There are a number of elements in this film that aren’t in the original book, including major new characters like the terrific Wood-Elf Tauriel (Evangeline Lilly), and expanded roles for fan favorites like Legolas (Orlando Bloom). While purists will doubtless criticize this decision, they were great additions to the story and make sequences like the escape from the wood elves in empty wine barrels far, far more exciting than they were in the book.
And Tauriel. Ah, now there’s a great female character for us to rally behind, a fighter who is tougher, faster and more dangerous than even Legolas himself while managing to be gorgeous and completely believable in her affection for the roguish Kili (Aidan Turner). When she and Legolas take on the entire Orc army as led by Bolg (Lawrence Makoare) it’s just a sheer delight to watch, fast, fluid and exciting.
And where’s Gandalf the Gray (Ian McKellen) during this sequence? He’s gone up to the abandoned fortress Dol Guldur to face the Neuromancer (Benedict Cumberbatch again), and when they do meet, we finally get to see Gandalf show off some of his own fighting skills.
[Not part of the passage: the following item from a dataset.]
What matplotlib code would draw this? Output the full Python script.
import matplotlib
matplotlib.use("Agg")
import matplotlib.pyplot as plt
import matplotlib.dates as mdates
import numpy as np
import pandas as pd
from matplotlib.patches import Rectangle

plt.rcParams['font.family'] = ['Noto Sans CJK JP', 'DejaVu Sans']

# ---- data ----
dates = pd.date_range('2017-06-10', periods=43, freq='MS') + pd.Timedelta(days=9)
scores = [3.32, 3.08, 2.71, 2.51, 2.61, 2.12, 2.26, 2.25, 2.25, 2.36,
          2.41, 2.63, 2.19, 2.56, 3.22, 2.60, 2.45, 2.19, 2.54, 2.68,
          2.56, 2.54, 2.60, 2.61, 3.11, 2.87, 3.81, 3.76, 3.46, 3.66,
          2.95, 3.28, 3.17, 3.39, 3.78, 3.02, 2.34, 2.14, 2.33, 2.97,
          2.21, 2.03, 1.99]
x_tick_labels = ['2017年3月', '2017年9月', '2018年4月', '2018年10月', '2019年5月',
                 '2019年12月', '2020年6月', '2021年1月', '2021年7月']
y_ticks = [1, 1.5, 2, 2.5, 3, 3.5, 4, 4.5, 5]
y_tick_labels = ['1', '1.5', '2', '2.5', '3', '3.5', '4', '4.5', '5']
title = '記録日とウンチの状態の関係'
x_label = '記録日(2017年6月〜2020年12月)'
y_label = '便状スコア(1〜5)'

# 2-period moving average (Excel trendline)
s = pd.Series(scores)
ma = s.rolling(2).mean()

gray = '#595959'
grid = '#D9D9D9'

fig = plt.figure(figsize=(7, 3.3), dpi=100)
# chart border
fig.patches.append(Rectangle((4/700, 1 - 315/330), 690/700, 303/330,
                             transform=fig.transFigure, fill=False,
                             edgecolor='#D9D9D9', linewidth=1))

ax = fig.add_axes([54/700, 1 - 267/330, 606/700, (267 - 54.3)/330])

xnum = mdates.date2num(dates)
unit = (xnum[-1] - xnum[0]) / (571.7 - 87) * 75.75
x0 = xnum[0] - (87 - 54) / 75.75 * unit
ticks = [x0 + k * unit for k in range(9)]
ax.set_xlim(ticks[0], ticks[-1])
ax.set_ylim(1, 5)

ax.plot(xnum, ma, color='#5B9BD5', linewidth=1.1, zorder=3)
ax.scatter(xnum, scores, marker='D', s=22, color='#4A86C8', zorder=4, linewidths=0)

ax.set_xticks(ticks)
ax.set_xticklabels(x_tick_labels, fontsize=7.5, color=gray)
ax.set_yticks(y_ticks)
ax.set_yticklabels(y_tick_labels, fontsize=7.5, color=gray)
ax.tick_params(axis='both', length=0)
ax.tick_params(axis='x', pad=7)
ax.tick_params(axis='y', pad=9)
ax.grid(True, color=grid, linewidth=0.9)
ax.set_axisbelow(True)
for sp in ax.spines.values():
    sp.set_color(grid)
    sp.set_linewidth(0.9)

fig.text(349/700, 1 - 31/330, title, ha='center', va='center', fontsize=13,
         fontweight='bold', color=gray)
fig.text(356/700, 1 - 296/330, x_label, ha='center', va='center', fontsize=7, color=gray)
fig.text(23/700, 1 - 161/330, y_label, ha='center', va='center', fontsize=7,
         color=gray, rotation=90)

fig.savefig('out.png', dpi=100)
It’s a surprise as it’s easy to forget that he has more ability than just banging around his staff to yells of “you shall not pass!”
The next big scene is in Lake-town, a beautifully realized city on the water where a variety of downtrodden townspeople are mercilessly taxed by the town Master (Stephen Fry) with the lurking help of his assistant Alfrid (Ryan Gage). Fortunately, Bilbo and the Dwarves have been befriended by Bard (Luke Evans) who helps the party prepare for their assault on the Hidden Mountain prior to their Durin’s Day deadline.
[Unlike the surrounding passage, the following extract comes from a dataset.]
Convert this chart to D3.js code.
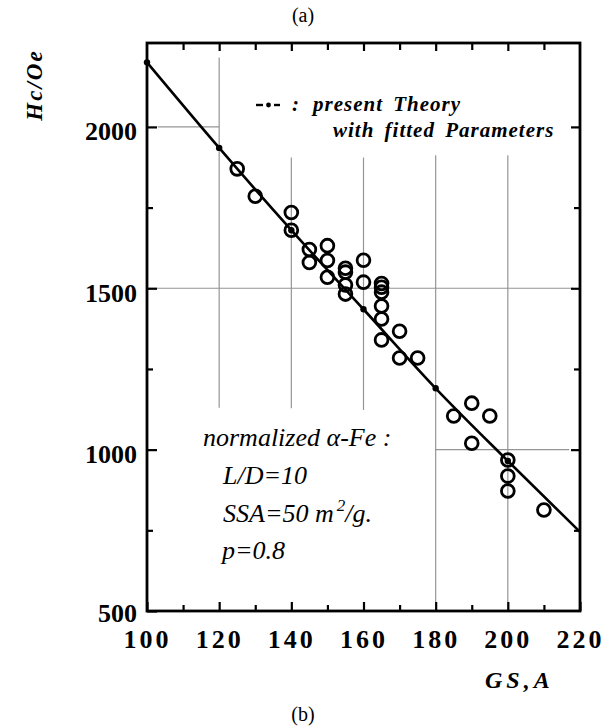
<!DOCTYPE html>
<html>
<head>
<meta charset="utf-8">
<script src="https://cdn.jsdelivr.net/npm/d3@7"></script>
<style>
  body { margin: 0; background: #fff; }
  svg { display: block; }
  .tick-label { font-family: "Liberation Serif", "Times New Roman", serif; font-weight: bold; font-size: 26px; }
  .note { font-family: "Liberation Serif", "Times New Roman", serif; font-style: italic; font-size: 26px; }
  .legend { font-family: "Liberation Serif", "Times New Roman", serif; font-style: italic; font-weight: bold; font-size: 21px; letter-spacing: 1px; word-spacing: 4px; }
</style>
</head>
<body>
<div id="chart"></div>
<script>
// measured points (open circles)
const gsValues = [125, 130, 140, 140, 145, 145, 150, 150, 150, 155, 155, 155, 155,
    160, 160, 165, 165, 165, 165, 165, 165, 170, 170, 175, 185, 190, 190, 195,
    200, 200, 200, 210];
const hcValues = [1870, 1785, 1735, 1680, 1620, 1580, 1632, 1586, 1534, 1562, 1550, 1510, 1482,
    1587, 1519, 1515, 1503, 1488, 1445, 1405, 1340, 1367, 1284, 1284, 1104, 1144, 1020, 1104,
    968, 918, 872, 813];

// present theory with fitted parameters
const theoryGS = [100, 120, 140, 160, 180, 200, 220];
const theoryHc = [2200, 1935, 1680, 1435, 1190, 965, 745];

const xTicks = [100, 120, 140, 160, 180, 200, 220];
const xMinor = [110, 130, 150, 170, 190, 210];
const yTicks = [500, 1000, 1500, 2000];
const yMinor = [750, 1250, 1750];

// partial grid lines (data units)
const gridV = [
    {gs: 120, from: 2215, to: 1130},
    {gs: 140, from: 1905, to: 1128},
    {gs: 160, from: 1905, to: 1123},
    {gs: 180, from: 1912, to: 528},
    {gs: 200, from: 1912, to: 500}
];
const gridH = [
    {hc: 2000, from: 103, to: 120},
    {hc: 1500, from: 100, to: 218},
    {hc: 1000, from: 180, to: 217}
];

const width = 606, height = 727;
const svg = d3.select("#chart").append("svg")
    .attr("width", width)
    .attr("height", height);

const x = d3.scaleLinear().domain([100, 220]).range([147, 580]);
const y = d3.scaleLinear().domain([500, 2260]).range([611, 43]);

// grid
svg.append("g").selectAll("line").data(gridV).join("line")
    .attr("x1", d => x(d.gs)).attr("x2", d => x(d.gs))
    .attr("y1", d => y(d.from)).attr("y2", d => y(d.to))
    .attr("stroke", "#959595").attr("stroke-width", 1.2);
svg.append("g").selectAll("line").data(gridH).join("line")
    .attr("y1", d => y(d.hc)).attr("y2", d => y(d.hc))
    .attr("x1", d => x(d.from)).attr("x2", d => x(d.to))
    .attr("stroke", "#959595").attr("stroke-width", 1.2);

// axes with inward ticks
const fmt = d3.format("d");
const axB = svg.append("g").attr("transform", `translate(0,${y(500)})`)
    .call(d3.axisBottom(x).tickValues(xTicks).tickSize(-9).tickPadding(22).tickFormat(fmt));
svg.append("g").attr("transform", `translate(0,${y(2260)})`)
    .call(d3.axisTop(x).tickValues(xTicks.slice(1, -1)).tickSize(-8).tickFormat(""));
const axL = svg.append("g").attr("transform", `translate(${x(100)},0)`)
    .call(d3.axisLeft(y).tickValues(yTicks).tickSize(-10).tickPadding(10).tickFormat(fmt));
svg.append("g").attr("transform", `translate(${x(220)},0)`)
    .call(d3.axisRight(y).tickValues(yTicks.slice(1)).tickSize(-9).tickFormat(""));

// minor ticks
svg.append("g").attr("transform", `translate(0,${y(500)})`)
    .call(d3.axisBottom(x).tickValues(xMinor).tickSize(-6).tickFormat(""));
svg.append("g").attr("transform", `translate(0,${y(2260)})`)
    .call(d3.axisTop(x).tickValues(xMinor).tickSize(-7).tickFormat(""));
svg.append("g").attr("transform", `translate(${x(100)},0)`)
    .call(d3.axisLeft(y).tickValues(yMinor).tickSize(-6).tickFormat(""));
svg.append("g").attr("transform", `translate(${x(220)},0)`)
    .call(d3.axisRight(y).tickValues(yMinor).tickSize(-6).tickFormat(""));

svg.selectAll(".domain").remove();
svg.selectAll(".tick line").attr("stroke", "#000").attr("stroke-width", 2.2);

axB.selectAll("text").attr("class", "tick-label").attr("fill", "#000")
    .style("letter-spacing", "3px").attr("dy", "0.58em");
axL.selectAll("text").attr("class", "tick-label").attr("fill", "#000")
    .attr("dy", d => d === 500 ? "0.42em" : "0.5em");

// frame
svg.append("rect")
    .attr("x", x(100)).attr("y", y(2260))
    .attr("width", x(220) - x(100)).attr("height", y(500) - y(2260))
    .attr("fill", "none").attr("stroke", "#000").attr("stroke-width", 2.8);

// theory curve
const theory = theoryGS.map((g, i) => ({gs: g, hc: theoryHc[i]}));
svg.append("path").datum(theory)
    .attr("fill", "none").attr("stroke", "#000").attr("stroke-width", 2.6)
    .attr("d", d3.line().x(d => x(d.gs)).y(d => y(d.hc)).curve(d3.curveMonotoneX));
svg.append("g").selectAll("circle").data(theory.slice(0, -1)).join("circle")
    .attr("cx", d => x(d.gs)).attr("cy", d => y(d.hc)).attr("r", 3.2).attr("fill", "#000");

// measured points
const pts = gsValues.map((g, i) => ({gs: g, hc: hcValues[i]}));
svg.append("g").selectAll("circle").data(pts).join("circle")
    .attr("cx", d => x(d.gs)).attr("cy", d => y(d.hc)).attr("r", 6.4)
    .attr("fill", "none").attr("stroke", "#000").attr("stroke-width", 2.8);

// legend
const lg = svg.append("g");
lg.selectAll("line").data([[256, 263], [274, 280]]).join("line")
    .attr("x1", d => d[0]).attr("x2", d => d[1]).attr("y1", 105).attr("y2", 105)
    .attr("stroke", "#000").attr("stroke-width", 2.4);
lg.append("circle").attr("cx", 268.5).attr("cy", 105).attr("r", 2.4).attr("fill", "#000");
lg.append("text").attr("class", "legend").attr("x", 292).attr("y", 111).text(":");
lg.append("text").attr("class", "legend").attr("x", 313).attr("y", 111).text("present Theory");
lg.append("text").attr("class", "legend").attr("x", 333).attr("y", 137).text("with fitted Parameters");

// note
const notes = [
    {t: "normalized α-Fe :", x: 203, y: 446},
    {t: "L/D=10", x: 223, y: 484},
    {t: "SSA=50 m", x: 223, y: 522, sup: "2", rest: "/g."},
    {t: "p=0.8", x: 222, y: 559}
];
notes.forEach(n => {
    const t = svg.append("text").attr("class", "note").attr("x", n.x).attr("y", n.y).text(n.t);
    if (n.sup) {
        t.append("tspan").attr("dy", -11).attr("dx", 3).style("font-size", "17px").text(n.sup);
        t.append("tspan").attr("dy", 11).text(n.rest);
    }
});

// axis titles
svg.append("text")
    .attr("transform", "translate(42,85) rotate(-90)")
    .attr("text-anchor", "middle")
    .style("font-family", "Liberation Serif, serif").style("font-weight", "bold")
    .style("font-style", "italic").style("font-size", "23px").style("letter-spacing", "2px")
    .text("Hc/Oe");
svg.append("text")
    .attr("x", 485).attr("y", 688)
    .style("font-family", "Liberation Serif, serif").style("font-weight", "bold")
    .style("font-style", "italic").style("font-size", "24px").style("letter-spacing", "4px")
    .text("GS,A");

// panel captions
svg.append("text").attr("x", 303).attr("y", 22).attr("text-anchor", "middle")
    .style("font-family", "Liberation Serif, serif").style("font-size", "20px").text("(a)");
svg.append("text").attr("x", 303).attr("y", 721).attr("text-anchor", "middle")
    .style("font-family", "Liberation Serif, serif").style("font-size", "20px").text("(b)");
</script>
</body>
</html>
When they get to the Lonely Mountain, Thorin and the Dwarves fail to find the hidden keyhole into which their key can be inserted to open the hidden door, and they abandon the enterprise. But Bilbo, little Bilbo who is growing into a courageous leader of men, persists and with the help of a portent or two, finds the crack in the wall. That’s all it takes and they’re able to go into Erebor.
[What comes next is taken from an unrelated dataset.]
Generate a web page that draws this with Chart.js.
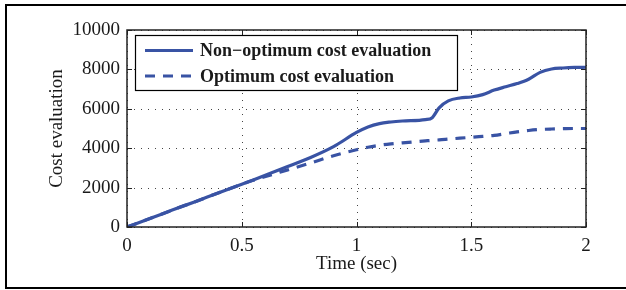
<!DOCTYPE html>
<html>
<head>
<meta charset="utf-8">
<script src="https://cdn.jsdelivr.net/npm/chart.js@4"></script>
<style>
  html, body { margin: 0; padding: 0; background: #fff; }
  #wrap { width: 626px; height: 290px; position: relative; }
</style>
</head>
<body>
<div id="wrap"><canvas id="cost"></canvas></div>
<script>
const ctx = document.getElementById('cost')

// time (sec)
const time = [0, 0.1, 0.2, 0.3, 0.4, 0.5, 0.55, 0.6, 0.7, 0.8, 0.9, 1.0, 1.05, 1.1, 1.15, 1.2, 1.3, 1.33, 1.36, 1.4, 1.45, 1.5, 1.55, 1.6, 1.65, 1.7, 1.75, 1.8, 1.85, 1.9, 1.95, 2.0]
const nonOptimum = [0, 430, 870, 1300, 1740, 2170, 2390, 2620, 3070, 3530, 4080, 4800, 5080, 5250, 5330, 5380, 5450, 5550, 6050, 6400, 6550, 6600, 6720, 6950, 7120, 7280, 7500, 7850, 8020, 8070, 8100, 8110]
const optimum = [0, 430, 870, 1300, 1740, 2170, 2370, 2550, 2900, 3250, 3620, 3920, 4050, 4150, 4220, 4270, 4370, 4400, 4420, 4460, 4510, 4550, 4600, 4650, 4740, 4830, 4900, 4950, 4975, 4990, 5000, 5000]
const labels = ['Non\u2212optimum cost evaluation', 'Optimum cost evaluation']

const blue = 'rgb(57, 83, 164)'
const serif = '"Liberation Serif", "Times New Roman", serif'
const ink = '#1a1a1a'

const frame = {
  id: 'frame',
  beforeDraw: (chart) => {
    const c = chart.ctx
    c.save()
    c.strokeStyle = '#000'
    c.lineWidth = 2
    c.strokeRect(6, 5, 700, 283)
    c.restore()
  },
  beforeDatasetsDraw: (chart) => {
    // dotted grid, matlab style
    const c = chart.ctx
    const a = chart.chartArea
    const xs = chart.scales.x, ys = chart.scales.y
    c.save()
    c.strokeStyle = '#444'
    c.lineWidth = 1
    c.setLineDash([1, 6])
    xs.ticks.forEach(t => {
      const px = Math.round(xs.getPixelForValue(t.value)) + 0.5
      c.beginPath()
      c.moveTo(px, a.bottom); c.lineTo(px, a.top)
      c.stroke()
    })
    ys.ticks.forEach(t => {
      const py = Math.round(ys.getPixelForValue(t.value)) + 0.5
      c.beginPath()
      c.moveTo(a.left, py); c.lineTo(a.right, py)
      c.stroke()
    })
    c.restore()
  },
  afterDraw: (chart) => {
    const c = chart.ctx
    const a = chart.chartArea
    const xs = chart.scales.x, ys = chart.scales.y
    c.save()
    c.strokeStyle = '#222'
    c.lineWidth = 1.5
    c.strokeRect(a.left, a.top, a.right - a.left, a.bottom - a.top)
    c.lineWidth = 1
    xs.ticks.forEach(t => {
      const px = Math.round(xs.getPixelForValue(t.value)) + 0.5
      c.beginPath()
      c.moveTo(px, a.bottom); c.lineTo(px, a.bottom - 5)
      c.moveTo(px, a.top); c.lineTo(px, a.top + 5)
      c.stroke()
    })
    ys.ticks.forEach(t => {
      const py = Math.round(ys.getPixelForValue(t.value)) + 0.5
      c.beginPath()
      c.moveTo(a.left, py); c.lineTo(a.left + 5, py)
      c.moveTo(a.right, py); c.lineTo(a.right - 5, py)
      c.stroke()
    })
    // legend box
    const bx = 135, by = 35, bw = 322, bh = 55
    c.fillStyle = '#fff'
    c.fillRect(bx, by, bw, bh)
    c.strokeStyle = '#000'
    c.lineWidth = 1.2
    c.strokeRect(bx + 0.5, by + 0.5, bw, bh)
    chart.data.datasets.forEach((ds, i) => {
      const y = 50.5 + i * 25.5
      c.strokeStyle = ds.borderColor
      c.lineWidth = 3
      c.setLineDash(ds.borderDash || [])
      c.beginPath()
      c.moveTo(145, y); c.lineTo(193, y)
      c.stroke()
      c.setLineDash([])
      c.fillStyle = ink
      c.font = 'bold 18px ' + serif
      c.textBaseline = 'middle'
      c.fillText(ds.label, 200, y + 1)
    })
    c.restore()
  }
}

new Chart(ctx, {
  type: 'line',
  data: {
    datasets: [
      {
        label: labels[0],
        data: time.map((t, i) => ({ x: t, y: nonOptimum[i] })),
        borderColor: blue,
        borderWidth: 3.2,
        pointRadius: 0,
        cubicInterpolationMode: 'monotone',
      },
      {
        label: labels[1],
        data: time.map((t, i) => ({ x: t, y: optimum[i] })),
        borderColor: blue,
        borderWidth: 3.2,
        borderDash: [10, 8],
        pointRadius: 0,
        cubicInterpolationMode: 'monotone',
      },
    ]
  },
  options: {
    responsive: true,
    maintainAspectRatio: false,
    animation: false,
    layout: { padding: { left: 0, top: 30, right: 40, bottom: 0 } },
    plugins: {
      legend: { display: false },
      tooltip: { enabled: false },
    },
    scales: {
      x: {
        type: 'linear',
        min: 0,
        max: 2,
        ticks: {
          stepSize: 0.5,
          padding: 8,
          color: ink,
          font: { family: serif, size: 19 },
          maxRotation: 0,
          callback: (v) => String(v),
        },
        grid: { display: false, drawTicks: false },
        border: { display: false },
        title: {
          display: true,
          text: 'Time (sec)',
          color: ink,
          font: { family: serif, size: 19 },
          padding: { top: 0, bottom: 15 },
        },
        afterFit: (s) => { s.height = 63 },
      },
      y: {
        min: 0,
        max: 10000,
        ticks: {
          stepSize: 2000,
          padding: 7,
          color: ink,
          font: { family: serif, size: 19 },
          callback: (v) => String(v),
        },
        grid: { display: false, drawTicks: false },
        border: { display: false },
        title: {
          display: true,
          text: 'Cost evaluation',
          color: ink,
          font: { family: serif, size: 19 },
          padding: { top: 46, bottom: 0 },
        },
        afterFit: (s) => { s.width = 127 },
      }
    }
  },
  plugins: [frame]
})
</script>
</body>
</html>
Converting “a dark hole in the ground” into the lovely Hobbiton home of Bilbo was just the warm up for the challenge Weta faced with the Kingdom of Erebor, because it needed to be vast, unimaginably massive, with halls large enough that a dragon could reasonably fly in pursuit. And Erebor is just that in The Hobbit: The Desolation of Smaug. It’s an awe-inspiring vision of an underground city that isn’t dark and brooding but majestic, even if it’s been long since abandoned after the arrival of Smaug the Terrible 60 years earlier.
The entire sequence where Bilbo and Smaug converse even as Bilbo skulks about looking for the Arkenstone, then the rest of the Dwarves arrive and boldly battle the massive dragon in its lair is terrific. It’s the best sequence in a film full of really great scenes, a superb cinematic accomplishment making the dragon not just seem real, but frightening. Can the Dwarves, can Bilbo defeat Smaug? Maybe, just maybe, if they’re really smart. Or perhaps not.
I just loved The Desolation of Smaug. It’s everything I want out of a film: big story, amazing visuals, powerful characters and a storyline that keeps moving forward, revealing unexpected aspects to characters we already know and expanding on what’s already a splendid story.
This is a no brainer. Go see it. On the biggest screen you can find.